Llegará un día en que cada uno de nosotros será sometido a un veredicto totalmente acertado.
En esta vida, todos nos hemos enterado de juicios o veredictos sobre nosotros. Cada cierto tiempo descubrimos de qué manera nos califica el prójimo. No me refiero a lo que nos dicen a la cara, que en general carece de importancia, sino a ciertas conversaciones que a veces escuchamos por casualidad o a las opiniones inadvertidamente emitidas por nuestros vecinos, empleados o subordinados en sus actividades y a los juicios terribles o encantadores expresados con gran naturalidad por los niños y también por los animales. Estos descubrimientos pueden ser las experiencias más dulces o amargas de la vida; pero desde luego podemos dudar de la sensatez de estos jueces y no será tan intenso nuestro placer o dolor. Si nos consideran cobardes o abusadores, tenemos la esperanza de que sean ignorantes o mal intencionados; si confían en nosotros o nos admiran, tememos que estén equivocados por tener una visión parcial.

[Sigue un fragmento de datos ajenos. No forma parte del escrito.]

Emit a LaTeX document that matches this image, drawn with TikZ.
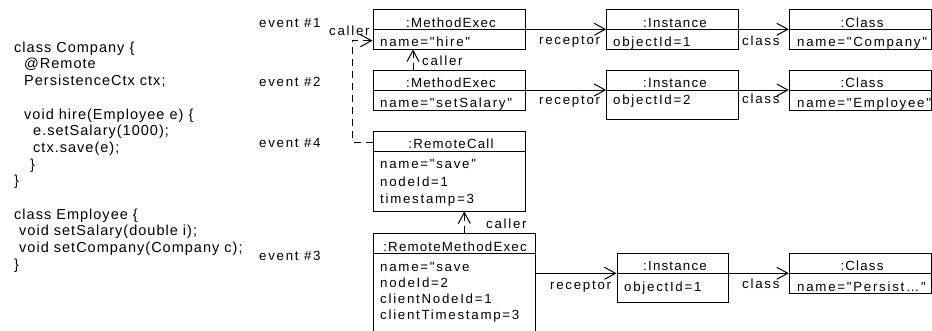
\documentclass[tikz,border=0pt]{standalone}
\usepackage{fontspec}
\setmainfont{Liberation Sans}[LetterSpace=13, Ligatures=TeXOff]
\newfontfamily\codefont{Liberation Sans}[LetterSpace=7, Ligatures=TeXOff]
\newfontfamily\ttlfont{Liberation Sans}[LetterSpace=9, Ligatures=TeXOff]
\usetikzlibrary{arrows.meta,fit}
\tikzset{
  x=1pt, y=-1pt,
  box/.style={draw, line width=1pt, inner sep=0pt},
  txt/.style={inner sep=0pt, anchor=base west, font=\fontsize{13.3}{16}\selectfont},
  code/.style={inner sep=0pt, anchor=base west, font=\codefont\fontsize{14.5}{17}\selectfont},
  ttl/.style={inner sep=0pt, anchor=base, font=\ttlfont\fontsize{13.3}{16}\selectfont},
  assoc/.style={line width=1pt, -{Straight Barb[length=11pt,width=12pt,line width=1pt]}},
  calls/.style={assoc, dash pattern=on 7pt off 5pt},
}
\newcommand\objbox[6]{%
  \coordinate (#1-nw) at (#2,#3);
  \coordinate (#1-se) at (#4,#5);
  \node[box, fit=(#1-nw)(#1-se)] (#1) {};
  \draw[line width=1pt] (#1.west |- 0,#6) -- (#1.east |- 0,#6);
}
\begin{document}
\begin{tikzpicture}
\useasboundingbox (0,0) rectangle (932,330);
\clip (0,0) rectangle (932,330);
% code
\node[code] (c1) at (14,52.2) {class Company \{};
\node[code] (c2) at (24,68.9) {@Remote};
\node[code] (c3) at (24,85.6) {PersistenceCtx ctx;};
\node[code] (c4) at (24,119) {void hire(Employee e) \{};
\node[code] (c5) at (33,135.7) {e.setSalary(1000);};
\node[code] (c6) at (33,152.4) {ctx.save(e);};
\node[code] (c7) at (30,169.1) {\}};
\node[code] (c8) at (14,185.8) {\}};
\node[code] (c9) at (14,219.2) {class Employee \{};
\node[code] (c10) at (19,235.9) {void setSalary(double i);};
\node[code] (c11) at (19,252.6) {void setCompany(Company c);};
\node[code] (c12) at (14,269.3) {\}};
% event labels
\node[txt] (e1) at (259,27.7) {event \#1};
\node[txt] (e2) at (259,86.7) {event \#2};
\node[txt] (e4) at (259,147.7) {event \#4};
\node[txt] (e3) at (259,260.7) {event \#3};
% boxes
\objbox{me1}{373}{9.3}{525}{49}{29.3}
\node[ttl] at (451,27.7) {:MethodExec};
\node[txt] at (380,46) {name="hire"};
\objbox{me2}{373}{70.7}{525}{110}{90}
\node[ttl] at (451,87.7) {:MethodExec};
\node[txt] at (380,107.3) {name="setSalary"};
\objbox{rc}{373}{131}{525}{211}{151.7}
\node[ttl] at (451,148.3) {:RemoteCall};
\node[txt] at (380,168.3) {name="save"};
\node[txt] at (380,186) {nodeId=1};
\node[txt] at (380,203.5) {timestamp=3};
\objbox{rme}{373}{233}{535}{340}{253.3}
\node[ttl] at (455,251) {:RemoteMethodExec};
\node[txt] at (380,271) {name="save};
\node[txt] at (380,287.5) {nodeId=2};
\node[txt] at (380,303.3) {clientNodeId=1};
\node[txt] at (380,319.3) {clientTimestamp=3};
\objbox{in1}{606.7}{9.3}{738.3}{49}{29.3}
\node[ttl] at (675,27.3) {:Instance};
\node[txt] at (613,46.7) {objectId=1};
\objbox{in2}{606.7}{70.7}{738.3}{119.3}{90}
\node[ttl] at (675,87.7) {:Instance};
\node[txt] at (613,104.3) {objectId=2};
\objbox{in3}{617}{253.3}{728}{302.7}{273.3}
\node[ttl] at (675,270.7) {:Instance};
\node[txt] at (624,291.7) {objectId=1};
\objbox{cl1}{789.3}{9.3}{931}{49}{29.3}
\node[ttl] at (862,27.3) {:Class};
\node[txt] at (797,46.7) {name="Company"};
\objbox{cl2}{789.3}{70.7}{931}{110}{90}
\node[ttl] at (862,87.7) {:Class};
\node[txt] at (797,107.3) {name="Employee"};
\objbox{cl3}{789.3}{253.3}{931}{293.3}{273.3}
\node[ttl] at (862,270.7) {:Class};
\node[txt] at (797,291) {name="Persist…"};
% associations
\draw[assoc] (me1.east |- 0,29.3) -- (in1.west |- 0,29.3);
\draw[assoc] (in1.east |- 0,29.3) -- (cl1.west |- 0,29.3);
\draw[assoc] (me2.east |- 0,90) -- (in2.west |- 0,90);
\draw[assoc] (in2.east |- 0,90) -- (cl2.west |- 0,90);
\draw[assoc] (rme.east |- 0,273.3) -- (in3.west |- 0,273.3);
\draw[assoc] (in3.east |- 0,273.3) -- (cl3.west |- 0,273.3);
\node[txt] (r1) at (539,44) {receptor};
\node[txt] (r2) at (539,104) {receptor};
\node[txt] (r3) at (550,289) {receptor};
\node[txt] (k1) at (742,45) {class};
\node[txt] (k2) at (742,103) {class};
\node[txt] (k3) at (742,288.3) {class};
% caller links
\draw[calls] (me2.north -| 413,0) -- (me1.south -| 413,0);
\draw[calls] (rme.north -| 464.3,0) -- (rc.south -| 464.3,0);
\draw[calls] (rc.west |- 0,142.3) -- ++(-20,0) |- (me1.west |- 0,40.7);
\node[txt] (l1) at (329,35.7) {caller};
\node[txt] (l2) at (422,65.7) {caller};
\node[txt] (l3) at (486,228.3) {caller};
\end{tikzpicture}
\end{document}
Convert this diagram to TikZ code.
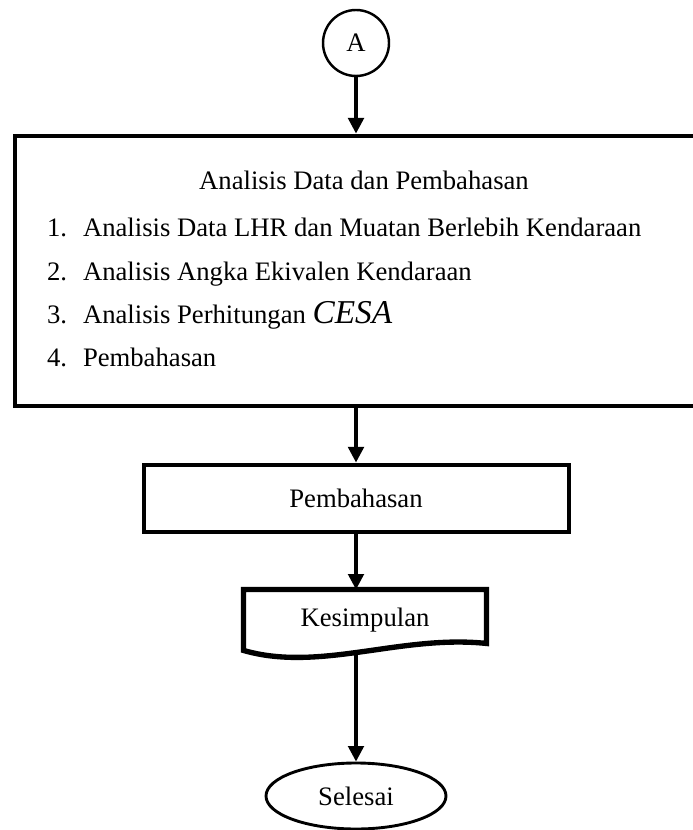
\documentclass[tikz,border=0pt]{standalone}
\usepackage{fontspec}
\setmainfont{Liberation Serif}
\usepackage{tikz}
\usetikzlibrary{positioning}
\usetikzlibrary{arrows.meta}
\usetikzlibrary{shapes}

\begin{document}
\begin{tikzpicture}[
	font = \fontsize{12}{14.4}\selectfont,
	conn/.style = { circle, draw, black, line width = 1.1pt, minimum size = 66*\oneUnit, inner sep=0pt },
	mainbox/.style = { rectangle, draw, black, line width = 2.2pt, minimum width = 682*\oneUnit, minimum height = 270*\oneUnit, inner sep=0pt },
	procbox/.style = { rectangle, draw, black, line width = 1.8pt, minimum width = 425*\oneUnit, minimum height = 67*\oneUnit, inner sep=0pt },
	docbox/.style = { rectangle, minimum width = 242*\oneUnit, minimum height = 60*\oneUnit, inner sep=0pt },
	docline/.style = { line width = 2.4pt, line join = miter },
	term/.style = { ellipse, draw, black, line width = 1.3pt, minimum width = 180*\oneUnit, minimum height = 66*\oneUnit, inner sep=0pt },
	item/.style = { anchor = base west, inner sep=0pt, outer sep=0pt },
	flow/.style = { -{Triangle[length=7pt, width=7pt]}, line width = 1.5pt },
	]
	\def\oneUnit{0.45pt}
	
	\useasboundingbox (0,0) rectangle (693*\oneUnit,-830*\oneUnit);
	
	\node[conn] (conA) at (356*\oneUnit,-43*\oneUnit) {A};
	
	\node[mainbox] (analisis) at (356*\oneUnit,-271*\oneUnit) {};
	\node[anchor = base, inner sep=0pt] (title) at (364*\oneUnit,-190*\oneUnit) {Analisis Data dan Pembahasan};
	
	\node[item] (num1) at (47*\oneUnit,-237*\oneUnit) {1.};
	\node[item] (num2) at (47*\oneUnit,-280*\oneUnit) {2.};
	\node[item] (num3) at (47*\oneUnit,-323*\oneUnit) {3.};
	\node[item] (num4) at (47*\oneUnit,-366*\oneUnit) {4.};
	
	\node[item] (item1) at (83*\oneUnit,-237*\oneUnit) {Analisis Data LHR dan Muatan Berlebih Kendaraan};
	\node[item] (item2) at (83*\oneUnit,-280*\oneUnit) {Analisis Angka Ekivalen Kendaraan};
	\node[item] (item3) at (83*\oneUnit,-323*\oneUnit) {Analisis Perhitungan \textit{\fontsize{15}{18}\selectfont CESA}};
	\node[item] (item4) at (83*\oneUnit,-366*\oneUnit) {Pembahasan};
	
	\node[procbox] (pemb) at (356*\oneUnit,-498*\oneUnit) {Pembahasan};
	
	\node[docbox] (kes) at (365*\oneUnit,-620*\oneUnit) {Kesimpulan};
	\draw[docline] (kes.south west) -- (kes.north west) -- (kes.north east) -- ([yshift=7*\oneUnit]kes.south east)
		.. controls +(-86*\oneUnit,9*\oneUnit) and +(76*\oneUnit,-22*\oneUnit) .. (kes.south west) -- cycle;
	
	\node[term] (selesai) at (356*\oneUnit,-796*\oneUnit) {Selesai};
	
	\path (conA) edge [flow] (analisis);
	\path (analisis) edge [flow] (pemb);
	\path (pemb) edge [flow] (pemb |- kes.north);
	\path (kes.south -| selesai) edge [flow] (selesai);
	
\end{tikzpicture}
\end{document}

Tal vez la experiencia del juicio final será parecida a estas pequeñas vivencias, pero en una escala infinitamente superior.
Ese juicio será infalible. Si es favorable, no tendremos temor; si es desfavorable, no existirá esperanza de error. No sólo creeremos en el veredicto; en cada fibra de nuestro ser consternado o encantado, reconoceremos sin dudar que somos tal como ha dicho el Juez: ni más ni menos ni de otra forma. Tal vez también comprendamos que podríamos haber vislumbrado vagamente esa descripción en el curso de la vida. Tendremos ese conocimiento, al igual que toda la creación: nuestros antepasados, padres, esposas, maridos e hijos. La verdad irrefutable y manifiesta (en ese momento) de cada uno de nosotros será conocida por todos.
Tal vez podríamos ejercitarnos preguntándonos cada vez con más frecuencia qué aspecto tendrán las cosas que decimos o hacemos (o no hacemos) bajo el resplandor de la luz irresistible, tan diferente a la del mundo, pero de la cual tenemos suficiente información como para tomarla en cuenta. Las mujeres suelen preguntarse cómo luciría un vestido a la luz del día cuando lo ven con iluminación artificial. Todos nosotros tenemos un problema similar: no vestir nuestra almas para la luz eléctrica de este mundo, sino para la luz del día de la otra vida.